We pull up to a group of Swiss and Swedes who are sporting the sort of high-tech hiking kit that lets you know they’ve charged up and down quite a few serious mountains in their time. Nyungwe House describes this trek as “challenging” and I’m a little concerned I won’t be able to keep up with my hardcore companions.
As we enter the forest, it seems I might be right. Although we’re marching along something that could pass as a path, the vegetation grows so thickly that our guides must cut back curtains of vines and creepers with machetes to let us through. And it’s not long before we abandon the trail altogether, when primate trackers radio to our group that a family of chimpanzees has taken up residence in a section of the forest far to our left. Chimps don’t pay much attention to paths, so our guides lead us off-piste, deep into the rainforest, sliding down almost vertical banks of red mud, finding whatever wobbly foothold we can between rocks and roots.

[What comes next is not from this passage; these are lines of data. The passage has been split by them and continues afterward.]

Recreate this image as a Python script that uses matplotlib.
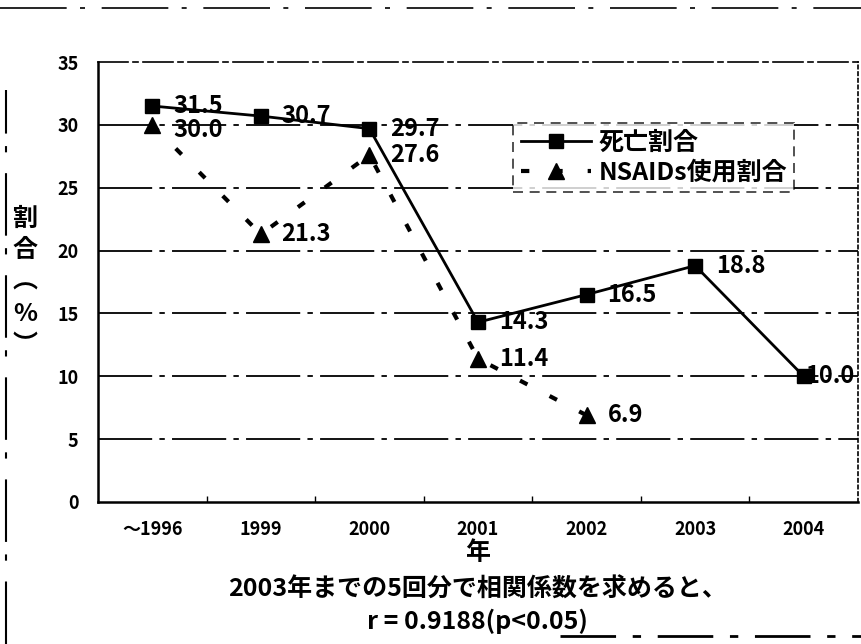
import matplotlib
matplotlib.use("Agg")
import matplotlib.pyplot as plt
from matplotlib.lines import Line2D

plt.rcParams['font.family'] = ['Noto Sans CJK JP', 'DejaVu Sans']

# data
years = ['～1996', '1999', '2000', '2001', '2002', '2003', '2004']
death_rate = [31.5, 30.7, 29.7, 14.3, 16.5, 18.8, 10.0]
nsaid_rate = [30.0, 21.3, 27.6, 11.4, 6.9, None, None]
y_ticks = [0, 5, 10, 15, 20, 25, 30, 35]

fig = plt.figure(figsize=(8.61, 6.44), dpi=100)
ax = fig.add_axes([0.1138, 0.2205, 0.8827, 0.6832])

x = list(range(len(years)))
nx = [i for i, v in zip(x, nsaid_rate) if v is not None]
nv = [v for v in nsaid_rate if v is not None]

# grid lines (scan look: broken dash-dot)
for yv in y_ticks[1:-1]:
    ax.axhline(yv, color='black', lw=1.3, dashes=(30, 4, 3, 4), zorder=1)

ax.plot(x, death_rate, color='black', lw=2, marker='s', markersize=10, zorder=4)
ax.plot(nx, nv, color='black', lw=3, dashes=(2, 6), marker='^', markersize=12, zorder=3)

for i, v in enumerate(death_rate):
    off = 15 if i < len(x) - 1 else 1
    ax.annotate(f'{v:.1f}', (i, v), xytext=(off, 0), textcoords='offset points',
                ha='left', va='center', fontsize=17, fontweight='bold', zorder=2)
for i, v in zip(nx, nv):
    dy = -4 if i == 0 else 0
    ax.annotate(f'{v:.1f}', (i, v), xytext=(15, dy), textcoords='offset points',
                ha='left', va='center', fontsize=17, fontweight='bold', zorder=2)

ax.set_xlim(-0.5, len(years) - 0.5)
ax.set_ylim(0, 35)
ax.set_yticks(y_ticks)
ax.set_yticklabels([str(t) for t in y_ticks], fontsize=13, fontweight='bold')
ax.set_xticks([i + 0.5 for i in x[:-1]])
ax.set_xticklabels([])
ax.tick_params(axis='x', length=4, width=1, direction='in')
ax.tick_params(axis='y', length=0, pad=14)
for i, lab in enumerate(years):
    ax.text(i, -2.2, lab, ha='center', va='center', fontsize=13, fontweight='bold')

for s in ['left', 'bottom']:
    ax.spines[s].set_linewidth(1.8)
ax.spines['top'].set_linewidth(1.2)
ax.spines['top'].set_linestyle((0, (18, 3, 3, 3)))
ax.spines['right'].set_linewidth(1.2)
ax.spines['right'].set_linestyle((0, (2, 2)))

handles = [
    Line2D([], [], color='black', lw=2, marker='s', markersize=10),
    Line2D([], [], color='black', lw=3, dashes=(2, 6), marker='^', markersize=12),
]
leg = ax.legend(handles, ['死亡割合', 'NSAIDs使用割合'], loc='upper left',
                bbox_to_anchor=(0.53, 0.89), frameon=True, fancybox=False,
                handlelength=2.8, handletextpad=0.3, borderpad=0.3, labelspacing=0.25,
                prop={'size': 18, 'weight': 'bold'})
leg.get_frame().set_edgecolor('black')
leg.get_frame().set_linestyle((0, (6, 4)))
leg.get_frame().set_linewidth(1.2)

# vertical y label
ax.text(-0.096, 0.5, '割\n合\n︵\n%\n︶', transform=ax.transAxes, ha='center', va='center',
        fontsize=18, fontweight='bold', linespacing=1.4)

fig.text(0.555, 0.142, '年', ha='center', va='center', fontsize=18, fontweight='bold')
fig.text(0.555, 0.085, '2003年までの5回分で相関係数を求めると、', ha='center', va='center',
         fontsize=18, fontweight='bold')
fig.text(0.555, 0.035, 'r = 0.9188(p<0.05)', ha='center', va='center',
         fontsize=18, fontweight='bold')

# outer frame fragments of the scanned slide
fig.add_artist(Line2D([0.0, 1.0], [0.988, 0.988], transform=fig.transFigure,
                      color='black', lw=1.2, dashes=(40, 8, 3, 10)))
fig.add_artist(Line2D([0.007, 0.007], [0.0, 0.86], transform=fig.transFigure,
                      color='black', lw=1.5, dashes=(30, 10, 3, 6)))
fig.add_artist(Line2D([0.65, 1.0], [0.012, 0.012], transform=fig.transFigure,
                      color='black', lw=2, dashes=(20, 6, 3, 6)))

fig.savefig('out.png', dpi=100)
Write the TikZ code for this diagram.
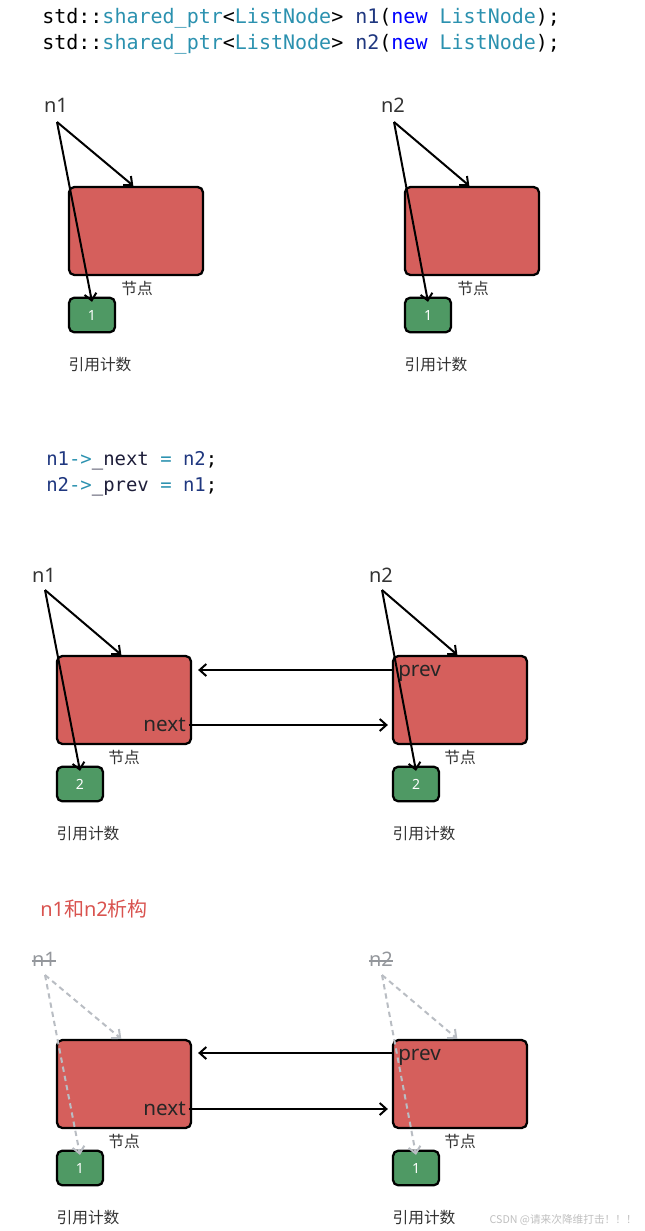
\documentclass[tikz,border=0pt]{standalone}
\usepackage{fontspec}
\setmainfont{Noto Sans}
\newfontfamily\cjk{Noto Sans CJK SC}
\newfontfamily\codefont{DejaVu Sans Mono}
\usetikzlibrary{arrows.meta}
\definecolor{nodered}{HTML}{D55F5C}
\definecolor{cntgreen}{HTML}{4F9964}
\definecolor{codeteal}{HTML}{2B91AF}
\definecolor{codenavy}{HTML}{1F377F}
\definecolor{codeblue}{HTML}{0000FF}
\definecolor{codedark}{HTML}{1E1E3A}
\definecolor{fadegray}{HTML}{B9BDC3}
\definecolor{titlered}{HTML}{D9534F}

\begin{document}
\begin{tikzpicture}[x=0.75pt,y=-0.75pt,
    blk/.style={draw, line width=1.7pt, fill=nodered, rounded corners=4pt, minimum width=100.5pt, minimum height=66pt},
    cnt/.style={draw, line width=1.7pt, fill=cntgreen, rounded corners=4pt, minimum width=34.5pt, minimum height=26pt, text=white, font=\fontsize{10.5}{12}\selectfont},
    ptr/.style={-{Straight Barb[length=5pt, width=9pt]}, line width=1.5pt},
    gptr/.style={-{Straight Barb[length=5pt, width=9pt]}, line width=1.5pt, fadegray, dash pattern=on 4pt off 3pt},
    lbl/.style={inner sep=0pt, text=black!80, font=\fontsize{15}{18}\selectfont},
    fld/.style={inner sep=0pt, text=black!85, font=\fontsize{15.5}{18}\selectfont},
    tag/.style={inner sep=0pt, text=black!80, font=\cjk\fontsize{11.8}{14}\selectfont},
    code/.style={anchor=west, inner sep=0pt, font=\codefont\fontsize{15}{18}\selectfont}]
    \useasboundingbox (0,0) rectangle (645,1231);

    % make two nodes
    \node[code] (cl1) at (42,18) {std::\textcolor{codeteal}{shared\_ptr}<\textcolor{codeteal}{ListNode}> \textcolor{codenavy}{n1}(\textcolor{codeblue}{new} \textcolor{codeteal}{ListNode});};
    \node[code] (cl2) at (42,44) {std::\textcolor{codeteal}{shared\_ptr}<\textcolor{codeteal}{ListNode}> \textcolor{codenavy}{n2}(\textcolor{codeblue}{new} \textcolor{codeteal}{ListNode});};

    \node[lbl] (l1) at (56,105) {n1};
    \coordinate (o1) at (57,122);
    \node[blk] (b1) at (136,231) {};
    \node[cnt] (c1) at (92,315) {1};
    \node[tag] (t1) at (137,289) {节点};
    \node[tag] (r1) at (100,365) {引用计数};
    \draw[ptr] (o1) -- ([xshift=-2pt]b1.north);
    \draw[ptr] (o1) -- ([yshift=-4pt]c1.north);

    \node[lbl] (l2) at (393,105) {n2};
    \coordinate (o2) at (394,122);
    \node[blk] (b2) at (472,231) {};
    \node[cnt] (c2) at (428,315) {1};
    \node[tag] (t2) at (473,289) {节点};
    \node[tag] (r2) at (436,365) {引用计数};
    \draw[ptr] (o2) -- ([xshift=-2pt]b2.north);
    \draw[ptr] (o2) -- ([yshift=-4pt]c2.north);

    % link them
    \node[code, font=\codefont\fontsize{14.2}{17}\selectfont] (cl3) at (46,461) {\textcolor{codenavy}{n1}\textcolor{codeteal}{->}\textcolor{codedark}{\_next} \textcolor{codeteal}{=} \textcolor{codenavy}{n2};};
    \node[code, font=\codefont\fontsize{14.2}{17}\selectfont] (cl4) at (46,487) {\textcolor{codenavy}{n2}\textcolor{codeteal}{->}\textcolor{codedark}{\_prev} \textcolor{codeteal}{=} \textcolor{codenavy}{n1};};

    \node[lbl] (l3) at (44,575) {n1};
    \coordinate (o3) at (45,590);
    \node[blk] (b3) at (124,700) {};
    \node[cnt] (c3) at (80,784) {2};
    \node[tag] (t3) at (124,758) {节点};
    \node[tag] (r3) at (88,834) {引用计数};
    \draw[ptr] (o3) -- ([xshift=-2pt]b3.north);
    \draw[ptr] (o3) -- ([yshift=-4pt]c3.north);

    \node[lbl] (l4) at (381,575) {n2};
    \coordinate (o4) at (382,590);
    \node[blk] (b4) at (460,700) {};
    \node[cnt] (c4) at (416,784) {2};
    \node[tag] (t4) at (460,758) {节点};
    \node[tag] (r4) at (424,834) {引用计数};
    \draw[ptr] (o4) -- ([xshift=-2pt]b4.north);
    \draw[ptr] (o4) -- ([yshift=-4pt]c4.north);

    \node[fld, anchor=east] (nx3) at (186,725) {next};
    \node[fld, anchor=west] (pv4) at (398,673) {prev};
    \draw[ptr] ([xshift=2pt]nx3.east) -- ([xshift=-3pt]b4.west |- nx3.east);
    \draw[ptr] ([xshift=-4pt]pv4.west |- 0,670) -- ([xshift=4.5pt]b3.east |- 0,670);

    % destroy them
    \node[anchor=west, inner sep=0pt, text=titlered, font=\fontsize{15}{18}\selectfont] (ttl) at (40,909) {n1\cjk 和\normalfont n2\cjk 析构};

    \node[lbl, text=fadegray!80!black] (l5) at (44,959) {n1};
    \draw[fadegray!80!black, line width=0.8pt] ([yshift=-1.5pt]l5.west) -- ([yshift=-1.5pt]l5.east);
    \coordinate (o5) at (45,975);
    \node[blk] (b5) at (124,1084) {};
    \node[cnt] (c5) at (80,1168) {1};
    \node[tag] (t5) at (124,1141) {节点};
    \node[tag] (r5) at (88,1218) {引用计数};
    \draw[gptr] (o5) -- ([xshift=-2pt]b5.north);
    \draw[gptr] (o5) -- ([yshift=-4pt]c5.north);

    \node[lbl, text=fadegray!80!black] (l6) at (381,959) {n2};
    \draw[fadegray!80!black, line width=0.8pt] ([yshift=-1.5pt]l6.west) -- ([yshift=-1.5pt]l6.east);
    \coordinate (o6) at (382,975);
    \node[blk] (b6) at (460,1084) {};
    \node[cnt] (c6) at (416,1168) {1};
    \node[tag] (t6) at (460,1141) {节点};
    \node[tag] (r6) at (424,1218) {引用计数};
    \draw[gptr] (o6) -- ([xshift=-2pt]b6.north);
    \draw[gptr] (o6) -- ([yshift=-4pt]c6.north);

    \node[fld, anchor=east] (nx5) at (186,1109) {next};
    \node[fld, anchor=west] (pv6) at (398,1057) {prev};
    \draw[ptr] ([xshift=2pt]nx5.east) -- ([xshift=-3pt]b6.west |- nx5.east);
    \draw[ptr] ([xshift=-4pt]pv6.west |- 0,1053) -- ([xshift=4.5pt]b5.east |- 0,1053);

    \node[anchor=east, inner sep=0pt, text=black!25, font=\cjk\fontsize{8}{10}\selectfont] (wm) at (637,1220) {CSDN @请来次降维打击！！！};

\end{tikzpicture}
\end{document}
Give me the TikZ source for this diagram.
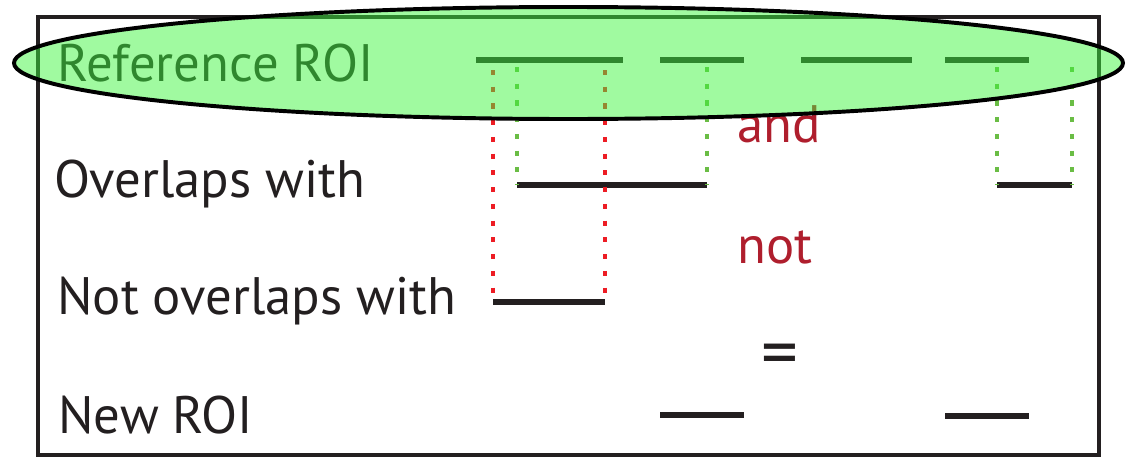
\documentclass[tikz,border=0pt]{standalone}
\usepackage{fontspec}
\setmainfont{PT Sans}
\definecolor{testo}{RGB}{35,31,32}
\definecolor{rossoscuro}{RGB}{175,30,45}
\definecolor{rossopunti}{RGB}{237,28,36}
\definecolor{verdepunti}{RGB}{106,189,69}
\definecolor{verderoi}{RGB}{61,245,61}
\begin{document}
\begin{tikzpicture}[x=0.025cm, y=-0.025cm,
    etichetta/.style={anchor=base west, inner sep=0pt, text=testo,
        font=\fontsize{37.5}{42}\selectfont},
    operatore/.style={etichetta, text=rossoscuro},
    segmento/.style={line width=3.6pt, testo},
    punti/.style={line width=2.8pt, dash pattern=on 3.6pt off 8.3pt}]
    % Parametri
    \def\yroi{60}    % riga ROI di riferimento
    \def\yover{185}  % riga sovrapposte
    \def\ynot{302}   % riga non sovrapposte
    \def\ynew{415}   % riga nuova ROI

    \useasboundingbox (0,0) rectangle (1137,467);

    % Cornice
    \draw[line width=3pt, testo] (38,17) rectangle (1099,455);

    % Etichette righe
    \node[etichetta] (rif) at (57,81) {Reference ROI};
    \node[etichetta] (sovr) at (54,197) {Overlaps with};
    \node[etichetta] (nonsovr) at (57,314) {Not overlaps with};
    \node[etichetta] (nuova) at (58,433) {New ROI};

    % Operatori
    \node[operatore] (e) at (737,142) {and};
    \node[operatore] (non) at (737,263) {not};
    \node[etichetta, anchor=center, font=\fontsize{52}{52}\selectfont] (uguale) at (780,361) {=};

    % Estremi dei segmenti
    \coordinate (r1a) at (476,\yroi);  \coordinate (r1b) at (623,\yroi);
    \coordinate (r2a) at (660,\yroi);  \coordinate (r2b) at (744,\yroi);
    \coordinate (r3a) at (801,\yroi);  \coordinate (r3b) at (912,\yroi);
    \coordinate (r4a) at (945,\yroi);  \coordinate (r4b) at (1029,\yroi);
    \coordinate (o1a) at (517,\yover); \coordinate (o1b) at (707,\yover);
    \coordinate (o2a) at (997,\yover); \coordinate (o2b) at (1072,\yover);
    \coordinate (n1a) at (493,\ynot);  \coordinate (n1b) at (605,\ynot);
    \coordinate (w1a) at (660,\ynew);  \coordinate (w1b) at (744,\ynew);
    \coordinate (w2a) at (945,\ynew+1);\coordinate (w2b) at (1029,\ynew+1);

    % Segmenti
    \foreach \s in {r1,r2,r3,r4,o1,o2,n1,w1,w2}
        \draw[segmento] (\s a) -- (\s b);

    % Proiezioni tratteggiate
    \draw[punti, rossopunti] (493,70) -- (n1a);
    \draw[punti, rossopunti] (605,70) -- (n1b);
    \draw[punti, verdepunti] (517,67) -- (o1a);
    \draw[punti, verdepunti] (707,67) -- (o1b);
    \draw[punti, verdepunti] (997,67) -- (o2a);
    \draw[punti, verdepunti] (1072,67) -- (o2b);

    % Ellisse ROI di riferimento
    \draw[line width=2.8pt, black, fill=verderoi, fill opacity=0.49]
        (568.5,63) ellipse [x radius=554.5, y radius=56];
\end{tikzpicture}
\end{document}
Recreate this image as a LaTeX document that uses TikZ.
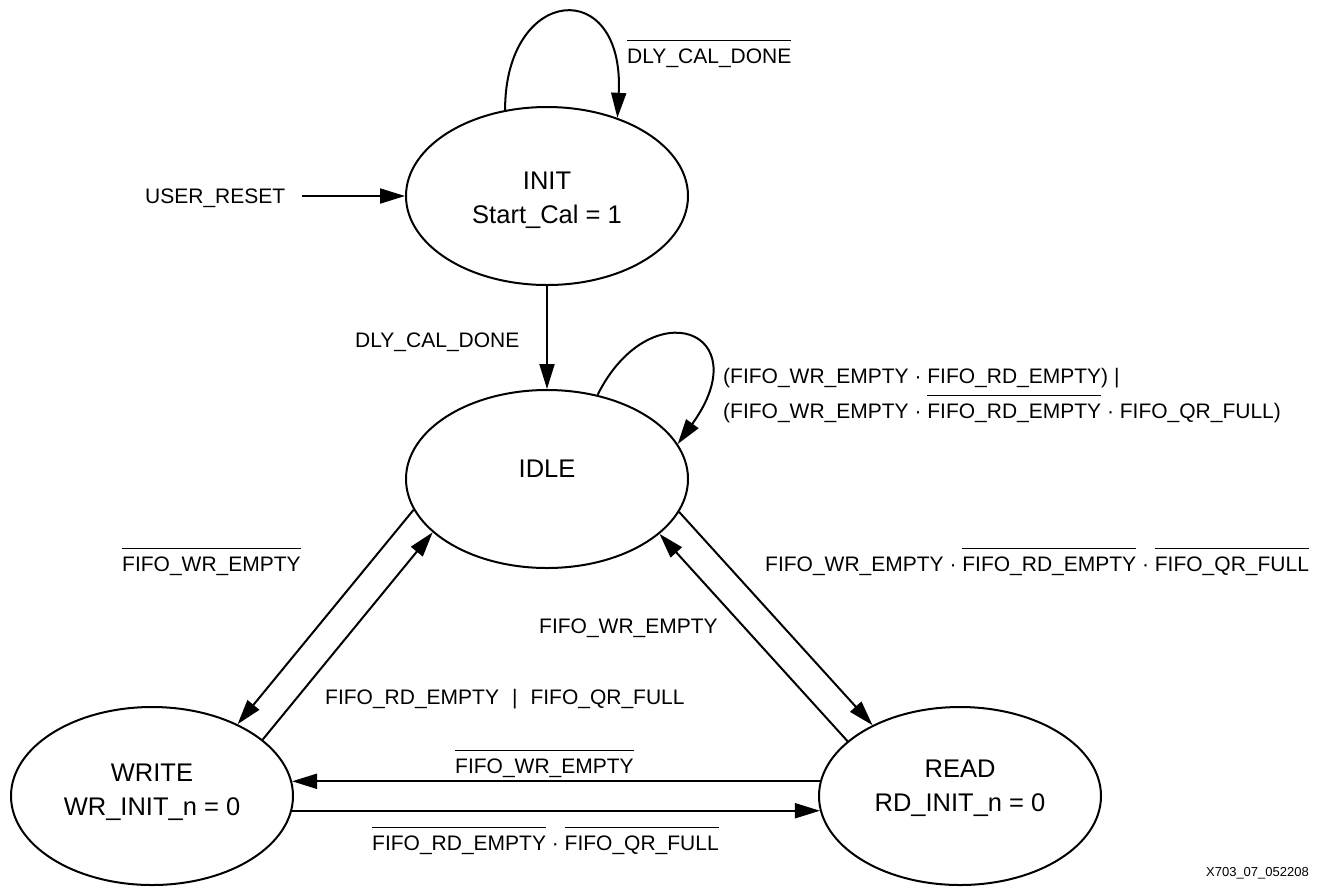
\documentclass[tikz,border=0pt]{standalone}
\usepackage{fontspec}
\setmainfont{Liberation Sans}
\usetikzlibrary{arrows.meta,shapes.geometric}
\newcommand\ovl[1]{\setbox0=\hbox{#1}\vbox{\hrule width\wd0 height 1pt\kern 7pt\box0}}
\tikzset{
  state/.style={draw, ellipse, line width=2pt, minimum width=282pt, minimum height=178pt, inner sep=0pt},
  statetext/.style={font=\fontsize{25.5}{34}\selectfont, align=center, inner sep=0pt},
  lbl/.style={font=\fontsize{21}{25}\selectfont, anchor=base west, inner sep=0pt},
  arr/.style={line width=2pt, -{Triangle[length=25pt,width=15pt]}},
}
\begin{document}
\begin{tikzpicture}[x=1pt,y=-1pt]
\useasboundingbox (0,0) rectangle (1324,887);
% states
\node[state] (init) at (547,196) {};
\node[state] (idle) at (547,479) {};
\node[state] (write) at (152,796) {};
\node[state] (read) at (960,796) {};
\node[statetext] (initt) at (547,200) {INIT\\Start\_Cal = 1};
\node[statetext] (idlet) at (547,469) {IDLE};
\node[statetext] (writet) at (152,792) {WRITE\\WR\_INIT\_n = 0};
\node[statetext] (readt) at (960,788) {READ\\RD\_INIT\_n = 0};
% labels
\node[lbl] (l1) at (627,63) {\ovl{DLY\_CAL\_DONE}};
\node[lbl] (l2) at (145,203) {USER\_RESET};
\node[lbl] (l3) at (355,347) {DLY\_CAL\_DONE};
\node[lbl] (l4) at (723,383) {(FIFO\_WR\_EMPTY · FIFO\_RD\_EMPTY) |};
\node[lbl] (l5) at (723,418) {(FIFO\_WR\_EMPTY · \ovl{FIFO\_RD\_EMPTY} · FIFO\_QR\_FULL)};
\node[lbl] (l6) at (122,571) {\ovl{FIFO\_WR\_EMPTY}};
\node[lbl] (l7) at (765,571) {FIFO\_WR\_EMPTY · \ovl{FIFO\_RD\_EMPTY} · \ovl{FIFO\_QR\_FULL}};
\node[lbl] (l8) at (539,633) {FIFO\_WR\_EMPTY};
\node[lbl] (l9) at (325,704) {FIFO\_RD\_EMPTY\hspace{13pt}|\hspace{13pt}FIFO\_QR\_FULL};
\node[lbl] (l10) at (455,773) {\ovl{FIFO\_WR\_EMPTY}};
\node[lbl] (l11) at (372,850) {\ovl{FIFO\_RD\_EMPTY} · \ovl{FIFO\_QR\_FULL}};
\node[font=\fontsize{13}{15}\selectfont, anchor=base east, inner sep=0pt] (fig) at (1309,876) {X703\_07\_052208};
% connectors
\coordinate (rst) at (302,196);
\draw[arr] (rst) -- (init.west);
\draw[arr] (init.116) .. controls (505,-15) and (625,-25) .. (init.48);
\draw[arr] (init.south) -- (idle.north);
\draw[arr] (idle.59) .. controls (650,290) and (760,330) .. (idle.15);
\draw[arr] (idle.193.7) -- (write.40);
\draw[arr] (write.27.6) -- (idle.205.6);
\draw[arr] (idle.346.8) -- (read.141);
\draw[arr] (read.154.8) -- (idle.334.2);
\draw[arr] (read.174) -- (write.6);
\draw[arr] (write.-6) -- (read.186);
\end{tikzpicture}
\end{document}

Once I get used to the idea that this is no sedate woodland stroll, it’s enormous fun. I’m easily keeping up with both the sturdy Europeans and the antelope-quick Rwandese guides and we’re so busy listening out for the whoops of the chimps and peering upwards into the forest canopy that we barely notice any slips or scratches.
And then there they are. A family of four chimpanzees rustle busily overhead, clumping together leaves to make nests. We stare in total silence except for the clicking of cameras, watching them fuss and fidget with their very human fingers. Following an unseen signal they then swing to the ground in unison and lope away into the forest. We watch until there’s nothing left except the sound of their distant screeches.
The hike took four hours so by the time we return to Nyungwe House it’s lunch. I’m led through the terraced rows of tea plants that surround the property to a private wooden platform with a set table and an easel and oils in case I’m moved to paint the jungle landscape after my meal (I pass; Monet couldn’t do this view justice and I’m no Monet).
Because of its remote location, the property’s executive chef Treasure Makwanise has come up with a unique dining concept where he buys whatever is freshest at the day’s markets and then serves it in a way that’s tailored to a guest’s likes and dislikes. No menus, no choices. “I want you to feel like you’re at your mum’s house – she knows what you like and how to make it,” he tells me. I’m skeptical – Treasure’s not my mum; will he really know that I’m big on spice and fish but lukewarm on anything that combines fruit and meat? Out comes a punchy carrot soup studded with pumpkin seeds, followed by piquant fish cakes made from freshwater tilapia from nearby Lake Kivu and chocolate marquise dusted with honeycomb and sweet local watermelon. Maybe Treasure and my mum had words.
By early afternoon the jetlag beings to win. I drift to the spa where my hike-hobbled muscles are massaged with essential oils of clary sage and black pepper. I’m wondering sleepily how to turn down dinner when I’m spotted, nearly toppling sideways, by Nyungwe House’s general manager, Jacques Le Roux. “Please, let us drive you to your suite, take a long bath and we’ll have some grilled fish and perhaps a glass of chardonnay sent down in a few minutes. How would that be?” I blink. The man is supernatural. That’s exactly what I’d like. Less than an hour later I’m wrapped into the cool cotton layers of my four-poster bed and fall asleep to the affectionate squabbling of the chimpanzees – or that chimpanzee-impersonating bird – echoing across the valley.